Es difícil abandonar la infelicidad cuando
se asiste a diario a la estrategia del movimiento independentista, consistente
en inventarse una represión de cartón piedra articulada desde un nacionalismo
español que ya no existe. La herencia lamentable de los desmanes del franquismo
nunca se disipó del todo y permaneció instalada en esa mirada sospechosa que
todos hemos lanzado alguna vez al que llevaba la pulsera con la banderita, a
quien se emocionaba demasiado con un himno tantas veces maltratado por quienes
no consentirían la más mínima agresión a sus símbolos. Han tenido que pasar
cuarenta años desde la muerte del dictador, para que el españolito atacado por
los nacionalistas que hacen peligrar su bienestar, se sacuda los complejos de
la rojigualda y no necesite que la selección gane un mundial para echarse a la
calle a defender su dignidad. Del mismo modo que se atribuye a Rajoy la virtud
catártica de fabricar separatistas a puñados, tendremos que agradecer a
Puigdemont haber convertido el "Que viva España" en nuestra
particular marsellesa, a falta de otras letras más elevadas con que resistir a la
opresión de las mentiras.
Entre los analistas políticos que presumen
de lecturas se ha puesto de moda citar a Marx, que parecía pensar en nuestras
cuitas cuando dijo aquello de que en la historia, las tragedias del pasado
suelen regresar repetidas como farsa. En nuestro caso, el drama catalán de un
presidente sublevado y encarcelado por
la República, al que Franco no tuvo mejor idea que ascender a la categoría de
mártir, ha devenido en comedia pasada por el tamiz de otro Marx, Groucho, si no
le gustan mis principios tengo otros. Si la Constitución que prometí cumplir a
cambio de que se me concediera el mayor nivel de autogobierno que soñar pudiera
una región, ya no me gusta, me invento otra en la que la parte contratante de
la primera parte organice un referéndum con las cartas marcadas, el censo
mancillado, las urnas violadas. A continuación es preciso magnificar en las
redes cuatro excesos policiales para legitimar la falta de garantías, asumir
un mandato popular espurio y declarar la independencia en diferido, para que un
gobierno central desconcertado se pierda en el galimatías de esta revolución de
las sonrisas que pretende jugar a ser Eslovenia sin pegar un solo tiro.

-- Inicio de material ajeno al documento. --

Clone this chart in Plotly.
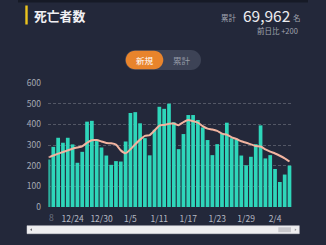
import plotly.graph_objects as go

# ---- data ----
dates = ["12/19","12/20","12/21","12/22","12/23","12/24","12/25","12/26","12/27","12/28",
         "12/29","12/30","12/31","1/1","1/2","1/3","1/4","1/5","1/6","1/7",
         "1/8","1/9","1/10","1/11","1/12","1/13","1/14","1/15","1/16","1/17",
         "1/18","1/19","1/20","1/21","1/22","1/23","1/24","1/25","1/26","1/27",
         "1/28","1/29","1/30","1/31","2/1","2/2","2/3","2/4","2/5","2/6","2/7"]
deaths = [230,291,335,311,335,303,214,267,413,417,
          319,288,249,204,222,220,317,455,459,405,
          333,250,374,485,475,500,410,280,353,445,
          445,421,385,324,251,304,356,408,333,327,
          249,202,243,304,395,235,251,184,121,157,200]
avg7 = [240,249,258,266,274,282,288,294,311,323,
        324,317,310,308,302,274,260,279,304,326,
        344,348,370,394,397,403,404,396,411,421,
        415,408,391,379,375,368,355,350,337,329,
        318,311,303,295,293,279,268,259,248,235,220]
tick_labels = ["12/24","12/30","1/5","1/11","1/17","1/23","1/29","2/4"]
y_ticks = [0,100,200,300,400,500,600]

BG = "rgb(35,40,58)"
FONT = "Noto Sans CJK JP"

# plot area in pixels
L, R, T, B = 48, 292, 83, 207
W, H = 326, 245

def px(x):
    return (x - L) / (R - L)

def py(y):
    return (B - y) / (B - T)

def rpath(x0, y0, x1, y1, r):
    k = 0.5523 * r
    def P(x, y):
        return f"{px(x):.5f},{py(y):.5f}"
    s = f"M{P(x0+r,y0)} L{P(x1-r,y0)} "
    s += f"C{P(x1-r+k,y0)} {P(x1,y0+r-k)} {P(x1,y0+r)} "
    s += f"L{P(x1,y1-r)} "
    s += f"C{P(x1,y1-r+k)} {P(x1-r+k,y1)} {P(x1-r,y1)} "
    s += f"L{P(x0+r,y1)} "
    s += f"C{P(x0+r-k,y1)} {P(x0,y1-r+k)} {P(x0,y1-r)} "
    s += f"L{P(x0,y0+r)} "
    s += f"C{P(x0,y0+r-k)} {P(x0+r-k,y0)} {P(x0+r,y0)} Z"
    return s

xi = list(range(len(dates)))
tick_idx = [dates.index(t) for t in tick_labels]

fig = go.Figure()
fig.add_trace(go.Bar(x=xi, y=deaths, marker=dict(color="rgb(46,214,186)", line=dict(width=0)),
                     hoverinfo="skip"))
fig.add_trace(go.Scatter(x=xi, y=avg7, mode="lines",
                         line=dict(color="rgb(242,180,160)", width=2, shape="spline", smoothing=0.5),
                         hoverinfo="skip"))

shapes = []
shapes.append(dict(type="rect", xref="paper", yref="paper", x0=px(18), x1=px(308), y0=py(0), y1=py(2.5),
                   fillcolor="rgb(22,26,38)", line=dict(width=0), layer="below"))
shapes.append(dict(type="rect", xref="paper", yref="paper", x0=px(25.3), x1=px(27.7), y0=py(5.5), y1=py(24.5),
                   fillcolor="rgb(236,196,30)", line=dict(width=0)))
shapes.append(dict(type="path", xref="paper", yref="paper", path=rpath(125, 50, 201, 70, 10),
                   fillcolor="rgb(61,67,86)", line=dict(width=0)))
shapes.append(dict(type="path", xref="paper", yref="paper", path=rpath(125.7, 50.7, 163.3, 69.3, 9.3),
                   fillcolor="rgb(232,132,44)", line=dict(width=0)))
shapes.append(dict(type="rect", xref="paper", yref="paper", x0=px(27), x1=px(299.3), y0=py(225.7), y1=py(233.7),
                   fillcolor="rgb(238,238,240)", line=dict(color="rgb(215,215,220)", width=0.5)))
shapes.append(dict(type="rect", xref="paper", yref="paper", x0=px(278.3), x1=px(291), y0=py(227.3), y1=py(232.2),
                   fillcolor="rgb(200,200,204)", line=dict(width=0)))
shapes.append(dict(type="path", xref="paper", yref="paper",
                   path=f"M{px(30):.5f},{py(229.7):.5f} L{px(32):.5f},{py(228.3):.5f} L{px(32):.5f},{py(231.1):.5f} Z",
                   fillcolor="rgb(110,110,115)", line=dict(width=0)))
shapes.append(dict(type="path", xref="paper", yref="paper",
                   path=f"M{px(296.5):.5f},{py(229.7):.5f} L{px(294.8):.5f},{py(228.5):.5f} L{px(294.8):.5f},{py(230.9):.5f} Z",
                   fillcolor="rgb(150,150,155)", line=dict(width=0)))
shapes.append(dict(type="rect", xref="paper", yref="paper", x0=px(47), x1=px(49.5), y0=0, y1=py(150),
                   fillcolor=BG, opacity=0.45, line=dict(width=0), layer="above"))

ann = []
def text(x, y, s, size, color, xanchor="left", bold=False):
    ann.append(dict(xref="paper", yref="paper", x=px(x), y=py(y), text=(f"<b>{s}</b>" if bold else s),
                    showarrow=False, xanchor=xanchor, yanchor="middle",
                    font=dict(family=FONT, size=size, color=color)))

text(31.5, 15, "死亡者数", 12.8, "rgb(240,240,244)", bold=True)
text(238.5, 17.3, "累計", 7.5, "rgb(160,164,175)", xanchor="right")
text(241, 15, "69,962", 15.5, "rgb(236,237,240)")
text(290.5, 17.3, "名", 7.5, "rgb(160,164,175)")
text(300, 30.7, "前日比 +200", 7.5, "rgb(160,164,175)", xanchor="right")
text(145, 60, "新規", 8.5, "rgb(255,255,255)", xanchor="center")
text(181.5, 60, "累計", 8.5, "rgb(150,155,168)", xanchor="center")
text(51.8, 216.8, "8", 8.5, "rgb(110,115,130)", xanchor="center")

fig.update_layout(
    width=W, height=H,
    margin=dict(l=L, r=W - R, t=T, b=H - B, pad=0),
    paper_bgcolor=BG, plot_bgcolor=BG,
    showlegend=False, bargap=0.23,
    font=dict(family=FONT, color="rgb(165,169,180)", size=8.5),
    shapes=shapes, annotations=ann,
    xaxis=dict(range=[-0.1, 50.52], tickmode="array", tickvals=tick_idx, ticktext=tick_labels,
               showgrid=False, zeroline=False, showline=False, ticks="", ticklabelstandoff=5,
               tickfont=dict(family=FONT, size=8.5, color="rgb(182,186,196)"), fixedrange=True),
    yaxis=dict(range=[0, 600], tickmode="array", tickvals=y_ticks, showgrid=True,
               gridcolor="rgba(255,255,255,0.22)", griddash="3px,2px", gridwidth=1,
               zeroline=False, showline=False, ticks="", ticklabelstandoff=6,
               tickfont=dict(family=FONT, size=8.5, color="rgb(165,169,180)"), fixedrange=True),
)

fig.write_html("out.html", config={"displayModeBar": False})
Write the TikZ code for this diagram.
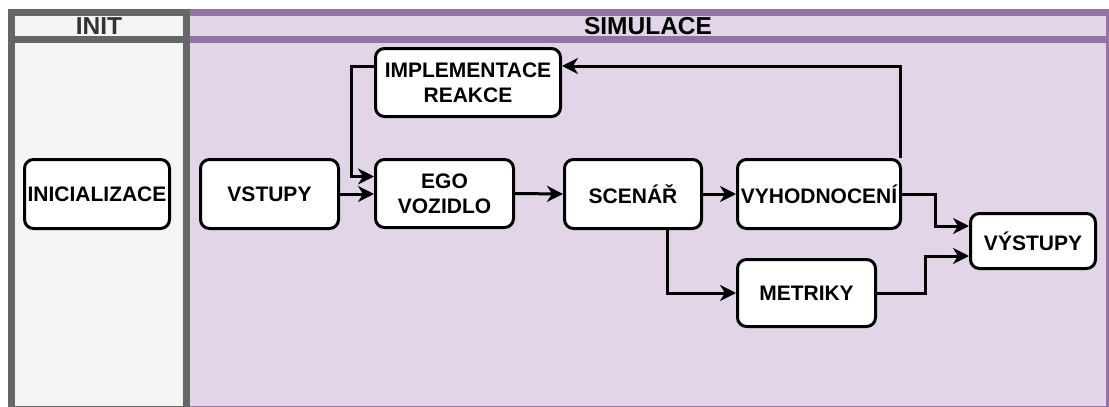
\documentclass[tikz,border=0pt]{standalone}
\usepackage{fontspec}
\setmainfont{Liberation Sans}
\usetikzlibrary{arrows.meta}
\definecolor{initLine}{HTML}{666666}
\definecolor{initFill}{HTML}{F5F5F5}
\definecolor{initText}{HTML}{333333}
\definecolor{simLine}{HTML}{9673A6}
\definecolor{simFill}{HTML}{E1D5E7}
\begin{document}
\begin{tikzpicture}[x=1pt,y=-1pt,
  lane/.style={line width=7pt},
  lanetitle/.style={font=\fontsize{24.5}{29}\selectfont\bfseries, inner sep=0pt},
  box/.style={draw=black, line width=3pt, fill=white, rounded corners=9pt,
    align=center, inner sep=0pt, font=\fontsize{21}{25}\selectfont\bfseries},
  flow/.style={line width=3pt, -{Stealth[length=16pt,width=16pt,inset=5pt]}}]
\useasboundingbox (0,0) rectangle (1109,407);

% swimlanes
\begin{scope}
  \clip (0,0) rectangle (1109,407);
  \draw[lane, draw=simLine, fill=simFill] (186.5,12.5) rectangle (1109,409);
  \draw[lane, draw=simLine] (186.5,39.5) -- (1109,39.5);
  \draw[lane, draw=initLine, fill=initFill] (11.5,12.5) rectangle (186.5,409);
  \draw[lane, draw=initLine] (11.5,39.5) -- (186.5,39.5);
\end{scope}
\node[lanetitle, text=initText] (tinit) at (99,26) {INIT};
\node[lanetitle] (tsim) at (648,26) {SIMULACE};

% process boxes
\node[box, minimum width=145pt, minimum height=69pt] (init) at (97,194) {INICIALIZACE};
\node[box, minimum width=138pt, minimum height=69pt] (vstupy) at (269.5,194) {VSTUPY};
\node[box, minimum width=138pt, minimum height=68pt] (ego) at (444.5,193.5) {EGO\\VOZIDLO};
\node[box, minimum width=185pt, minimum height=68pt] (impl) at (468,82.5) {IMPLEMENTACE\\REAKCE};
\node[box, minimum width=137pt, minimum height=69pt] (scen) at (633,194) {SCENÁŘ};
\node[box, minimum width=163pt, minimum height=69pt] (vyhod) at (819,194) {VYHODNOCENÍ};
\node[box, minimum width=138pt, minimum height=67pt] (metr) at (806.5,293) {METRIKY};
\node[box, minimum width=125pt, minimum height=55pt] (vyst) at (1033,241) {VÝSTUPY};

% connectors
\draw[flow] (vstupy.east) -- (vstupy.east -| ego.west);
\draw[flow] ([yshift=16.5pt]impl.west) -- ++(-23,0) |- ([yshift=17pt]ego.west);
\draw[flow] (ego.east) -- (scen.west);
\draw[flow] (scen.east) -- (vyhod.west);
\draw[flow] ([xshift=-2pt]vyhod.north east) |- ([yshift=16.5pt]impl.east);
\draw[flow] ([xshift=34pt]scen.south) |- (metr.west);
\draw[flow] (vyhod.east) -- ++(33.5,0) |- ([yshift=15pt]vyst.west);
\draw[flow] (metr.east) -- ++(48,0) |- ([yshift=-15pt]vyst.west);
\end{tikzpicture}
\end{document}
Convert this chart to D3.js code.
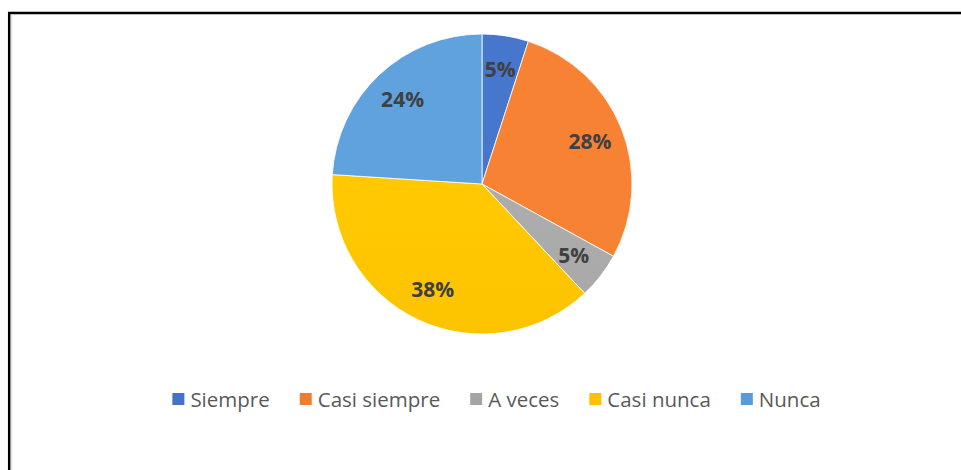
<!DOCTYPE html>
<html>
<head>
<meta charset="utf-8">
<script src="https://cdn.jsdelivr.net/npm/d3@7/dist/d3.min.js"></script>
<style>
  html, body { margin: 0; padding: 0; background: #fff; }
  svg { display: block; }
</style>
</head>
<body>
<svg id="chart" width="961" height="470"></svg>
<script>
// Survey responses (percent)
const categories = ["Siempre", "Casi siempre", "A veces", "Casi nunca", "Nunca"];
const values = [5, 28, 5, 38, 24];
const colors = ["#4472C4", "#ED7D31", "#A5A5A5", "#FFC000", "#5B9BD5"];

const W = 961, H = 470;
const cx = 482, cy = 184, R = 150, labelR = 116;

const svg = d3.select("#chart");

// Frame: top and left rules
svg.append("line").attr("x1", 8).attr("x2", W).attr("y1", 13).attr("y2", 13)
  .attr("stroke", "#000").attr("stroke-width", 2.5);
svg.append("line").attr("x1", 9.2).attr("x2", 9.2).attr("y1", 12).attr("y2", H)
  .attr("stroke", "#000").attr("stroke-width", 2.5);
svg.append("line").attr("x1", 11.5).attr("x2", 11.5).attr("y1", 14.5).attr("y2", H)
  .attr("stroke", "#e2e2e2").attr("stroke-width", 1.2);

// Vertical shading per slice colour
const defs = svg.append("defs");
colors.forEach((c, i) => {
  const g = defs.append("linearGradient")
    .attr("id", "grad" + i)
    .attr("gradientUnits", "userSpaceOnUse")
    .attr("x1", 0).attr("x2", 0)
    .attr("y1", cy - R).attr("y2", cy + R);
  g.append("stop").attr("offset", "0%").attr("stop-color", d3.color(c).brighter(0.12).formatHex());
  g.append("stop").attr("offset", "100%").attr("stop-color", d3.color(c).darker(0.08).formatHex());
});

const pie = d3.pie().sort(null).value(d => d.value);
const data = categories.map((name, i) => ({ name, value: values[i], i }));
const arcs = pie(data);
const arc = d3.arc().innerRadius(0).outerRadius(R);
const labelArc = d3.arc().innerRadius(labelR).outerRadius(labelR);

const g = svg.append("g").attr("transform", `translate(${cx},${cy})`);

g.selectAll("path.slice")
  .data(arcs)
  .join("path")
  .attr("class", "slice")
  .attr("d", arc)
  .attr("fill", d => `url(#grad${d.data.i})`)
  .attr("stroke", "#ffffff")
  .attr("stroke-width", 0.8);

g.selectAll("text.pct")
  .data(arcs)
  .join("text")
  .attr("class", "pct")
  .attr("transform", d => `translate(${labelArc.centroid(d)})`)
  .attr("text-anchor", "middle")
  .attr("dominant-baseline", "central")
  .attr("font-family", "'Open Sans', sans-serif")
  .attr("font-weight", "bold")
  .attr("font-size", 21)
  .attr("fill", "#404040")
  .text(d => d.data.value + "%");

// Legend, centred below the pie
const legendY = 399;
const sw = 12, gapText = 6, gapItem = 30;
const legend = svg.append("g");
const items = legend.selectAll("g.item").data(data).join("g").attr("class", "item");
items.append("rect")
  .attr("width", sw).attr("height", sw)
  .attr("y", legendY - sw / 2)
  .attr("fill", d => colors[d.i]);
items.append("text")
  .attr("x", sw + gapText)
  .attr("y", legendY)
  .attr("dominant-baseline", "central")
  .attr("font-family", "'Open Sans', sans-serif")
  .attr("font-size", 20.5)
  .attr("fill", "#595959")
  .text(d => d.name);

let x = 0;
const widths = [];
items.each(function () {
  const tw = d3.select(this).select("text").node().getComputedTextLength();
  widths.push(sw + gapText + tw);
});
const total = d3.sum(widths) + gapItem * (widths.length - 1);
x = (175 + 818) / 2 - total / 2;
items.attr("transform", (d, i) => {
  const t = `translate(${x},0)`;
  x += widths[i] + gapItem;
  return t;
});
</script>
</body>
</html>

Detrás de todo este bochorno vestido de un
buenismo pacifista que nos vende el cuento del diálogo entre iguales y de la
hermandad con el resto de los pueblos del Estado, se esconde en realidad el
peor de los supremacismos, hijo de la insolidaridad y la xenofobia, y la
pretensión apenas escondida de que un ciudadano de Vic siga viviendo mejor que
uno de Cuenca. Al final, de entre la fronda de palabras huecas sobre el hecho
diferencial y los derechos históricos de Cataluña, se destaca irrefrenable el
permanente afán por sacar tajada y seguir medrando en el enredo interminable del
“procés”, que de momento sirve para garantizar la tibieza de un gobierno
atenazado por las sucesivas apelaciones al victimismo de los que siempre
considerarán fascista la aplicación estricta de la ley.
Creíamos que tras el 78, la Constitución nos
libraría del estigma que el guerracivilismo dejó en nuestro inconsciente
colectivo, pero nos equivocábamos. No ha sido suficiente el trascurso de un par
de generaciones para que se instale en nuestros usos el hábito democrático, el
respeto a las minorías, la tolerancia frente a las opiniones de los demás, para
que nuestro sistema se afiance sobre una efectiva separación de poderes, que hubiera
impedido a los trileros de guardia cometer la obscenidad intelectual de llamar
presos políticos a los imputados por sedición. Mientras la manipulación avanza,
la mayoría parlamentaria española se apresta a salir de esta crisis abordando una
reforma constitucional como mal menor que aplaque por un tiempo las ansias
nacionalistas, a cambio de seguir entronizando en el texto futuro la
desigualdad de los ciudadanos españoles en función del territorio en el que
tengan la fortuna o desventura de residir. Claro que entonces será el pueblo el
que tenga la palabra definitiva para decidir con su voto en un referéndum de
verdad, si quiere ser tratado como soberano de su destino o se conforma con
sacar de vez en cuando la bandera a pasear.